Children lost about 35% of a normal school year’s worth of learning during the pandemic, study suggests

January 30, 2023

A new paper adds to the mounting evidence that school-age children across the globe experienced significant setbacks in their learning progress during the Covid-19 pandemic.

Students “lost out on about 35% of a normal school year’s worth of learning” when in-person learning stopped during the public health crisis, according to a paper published Monday in the journal Nature Human Behaviour. The school closures were intended to slow the spread of the coronavirus, but the new paper suggests that learning deficits emerged and persisted over time. The paper included data from 15 different countries.

“Schoolchildren’s learning progress slowed down substantially during the pandemic. So on average, children lost out on about one-third of what they would have usually learned in a normal school year, and these learning deficits arose quite early in the pandemic,” said Bastian Betthäuser, an author of the paper and researcher at the Sciences Po Centre for Research on Social Inequalities in France and the University of Oxford in the United Kingdom.

“Children still have not recovered the learning that they lost out on at the start of the pandemic,” he said. Also, “education inequality between children from different socioeconomic backgrounds increased during the pandemic. So the learning crisis is an equality crisis.
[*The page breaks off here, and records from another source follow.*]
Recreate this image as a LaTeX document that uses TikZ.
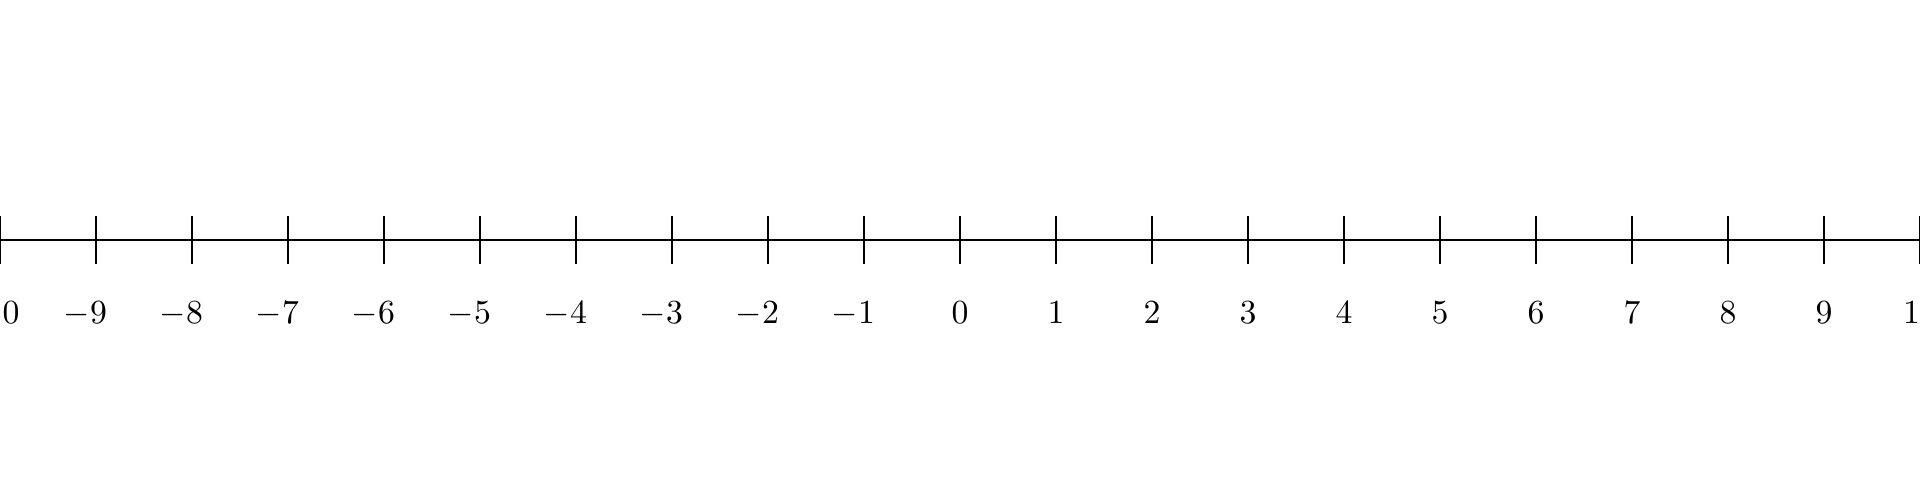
\documentclass[tikz,border=0pt]{standalone}
\begin{document}
\begin{tikzpicture}[
  axisline/.style={line width=0.8pt, black},
  tickmark/.style={line width=0.8pt, black},
  ticklabel/.style={anchor=base, inner sep=0pt, font=\normalsize}
]
\useasboundingbox (0,-2.5) rectangle (20,2.5);
\coordinate (L) at (0,0);
\coordinate (R) at (20,0);
\draw[axisline] (L) -- (R);
\foreach \i in {-10,...,10} {
  \coordinate (t\i) at ({\i+10},0);
  \draw[tickmark] ([yshift=-0.245cm]t\i) -- ([yshift=0.245cm]t\i);
  \ifnum\i<0
    \node[ticklabel] (lab\i) at ([yshift=-0.875cm,xshift=-0.11cm]t\i) {$\i$};
  \else
    \node[ticklabel] (lab\i) at ([yshift=-0.875cm]t\i) {$\i$};
  \fi
}
\end{tikzpicture}
\end{document}
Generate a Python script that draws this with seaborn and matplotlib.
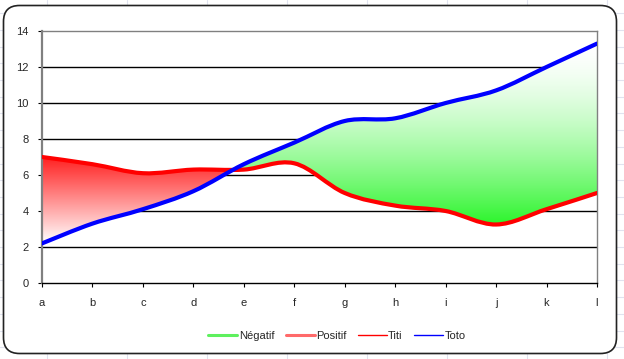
import numpy as np
import matplotlib
matplotlib.use("Agg")
import matplotlib.pyplot as plt
import seaborn as sns
from matplotlib.path import Path
from matplotlib.patches import PathPatch, FancyBboxPatch
from matplotlib.lines import Line2D
from matplotlib.transforms import IdentityTransform

categories = ['a', 'b', 'c', 'd', 'e', 'f', 'g', 'h', 'i', 'j', 'k', 'l']
titi = [7.0, 6.6, 6.1, 6.3, 6.3, 6.65, 5.0, 4.3, 4.0, 3.25, 4.1, 5.0]
toto = [2.2, 3.3, 4.1, 5.1, 6.6, 7.8, 9.0, 9.15, 10.0, 10.7, 12.0, 13.3]
y_ticks = [0, 2, 4, 6, 8, 10, 12, 14]


def smooth_path(xs, ys):
    # excel style smoothed line: bezier with catmull-rom control points
    pts = np.column_stack([xs, ys]).astype(float)
    n = len(pts)
    verts = [pts[0]]
    codes = [Path.MOVETO]
    for i in range(n - 1):
        p0 = pts[max(i - 1, 0)]
        p1 = pts[i]
        p2 = pts[i + 1]
        p3 = pts[min(i + 2, n - 1)]
        verts += [p1 + (p2 - p0) / 6, p2 - (p3 - p1) / 6, p2]
        codes += [Path.CURVE4] * 3
    return verts, codes


def gradient(c_top, c_bot, gamma=1.0, n=256):
    t = np.linspace(0, 1, n) ** gamma  # 0 at top
    c_top = np.array(c_top) / 255
    c_bot = np.array(c_bot) / 255
    rgb = c_top[None, :] * (1 - t[:, None]) + c_bot[None, :] * t[:, None]
    return rgb[::-1][:, None, :]  # origin lower


sns.set_theme(style="white")
plt.rcParams['font.family'] = ['Liberation Sans', 'DejaVu Sans']

W, H = 624, 359
fig = plt.figure(figsize=(W / 100, H / 100), dpi=100)
fig.patch.set_facecolor('white')

# faint worksheet grid behind the chart
for gx in range(47, W, 80):
    fig.add_artist(Line2D([gx, gx], [0, H], transform=IdentityTransform(), color='#e0e3ef', lw=0.8, zorder=0))
for gy in np.arange(H - 13.3, 0, -16.7):
    fig.add_artist(Line2D([0, W], [gy, gy], transform=IdentityTransform(), color='#e0e3ef', lw=0.8, zorder=0))
frame = FancyBboxPatch((3.5, H - 353.5), 613, 348, boxstyle="round,pad=0,rounding_size=16",
                       transform=IdentityTransform(), facecolor='white', edgecolor='#222222', lw=1.2, zorder=0.5)
fig.add_artist(frame)

ax = fig.add_axes([42 / W, 1 - 283 / H, 555 / W, 252 / H])
ax.set_zorder(2)
x = np.arange(len(categories))

ax.set_xlim(0, len(categories) - 1)
ax.set_ylim(0, 14)
ax.set_yticks(y_ticks)
ax.set_xticks(x)
ax.set_xticklabels(categories)
for yv in y_ticks[1:-1]:
    ax.axhline(yv, color='black', lw=1.0, zorder=0.5)

tv, tc = smooth_path(x, titi)
bv, bc = smooth_path(x[::-1], toto[::-1])
area = Path(tv + bv + [bv[0]], tc + [Path.LINETO] + bc[1:] + [Path.CLOSEPOLY])
clip = PathPatch(area, transform=ax.transData, facecolor='none', edgecolor='none')
ax.add_patch(clip)

# where the two smoothed curves cross
line_titi = Path(tv, tc).to_polygons(closed_only=False)[0]
line_toto = Path(*smooth_path(x, toto)).to_polygons(closed_only=False)[0]
xx = np.linspace(0, len(categories) - 1, 4000)
d = np.interp(xx, line_titi[:, 0], line_titi[:, 1]) - np.interp(xx, line_toto[:, 0], line_toto[:, 1])
xc = xx[np.argmax(d < 0)]

red = ax.imshow(gradient((255, 30, 30), (255, 255, 255)), extent=[0, xc, min(toto), max(titi)],
                origin='lower', aspect='auto', zorder=1, interpolation='bilinear')
red.set_clip_path(clip)
green = ax.imshow(gradient((255, 255, 255), (45, 245, 45), gamma=1.6), extent=[xc, x[-1], min(titi), max(toto)],
                  origin='lower', aspect='auto', zorder=1, interpolation='bilinear')
green.set_clip_path(clip)

ax.add_patch(PathPatch(Path(tv, tc), transform=ax.transData, fill=False, edgecolor='#ff0000', lw=3,
                       capstyle='round', joinstyle='round', zorder=3))
ax.add_patch(PathPatch(Path(*smooth_path(x, toto)), transform=ax.transData, fill=False, edgecolor='#0000ff', lw=3,
                       capstyle='round', joinstyle='round', zorder=3))
ax.set_xlim(0, len(categories) - 1)
ax.set_ylim(0, 14)

for s in ['top', 'right']:
    ax.spines[s].set_color('#808080')
    ax.spines[s].set_linewidth(1.0)
ax.spines['left'].set_color('#808080')
ax.spines['left'].set_linewidth(1.6)
ax.spines['bottom'].set_color('black')
ax.spines['bottom'].set_linewidth(1.0)
ax.tick_params(axis='y', direction='out', length=3, width=0.8, color='black', pad=6.5, labelsize=8, left=True)
ax.tick_params(axis='x', direction='out', length=3, width=0.8, color='black', pad=8, labelsize=8, bottom=True)
ax.grid(False)

handles = [Line2D([], [], color='#5ef05e', lw=2.2),
           Line2D([], [], color='#ff6a6a', lw=2.2),
           Line2D([], [], color='#ff0000', lw=1.0),
           Line2D([], [], color='#0000ff', lw=1.0)]
fig.legend(handles, ['Négatif', 'Positif', 'Titi', 'Toto'], loc='center', bbox_to_anchor=(337 / W, 1 - 336 / H),
           ncol=4, frameon=False, fontsize=8, handlelength=2.6, handletextpad=0.15, columnspacing=1.0)

fig.savefig('out.png', dpi=100)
Children from disadvantaged backgrounds were disproportionately affected by school closures.”

The researchers reviewed and analyzed data from 42 studies on learning progress during the pandemic across 15 countries: Australia, Belgium, Brazil, Colombia, Denmark, Germany, Italy, Mexico, Netherlands, South Africa, Spain, Sweden, Switzerland, the UK and the United States. The studies were published between March 2020 and August 2022. The researchers conducted an initial search for the studies in April 2021 and additional searches in February and August 2022.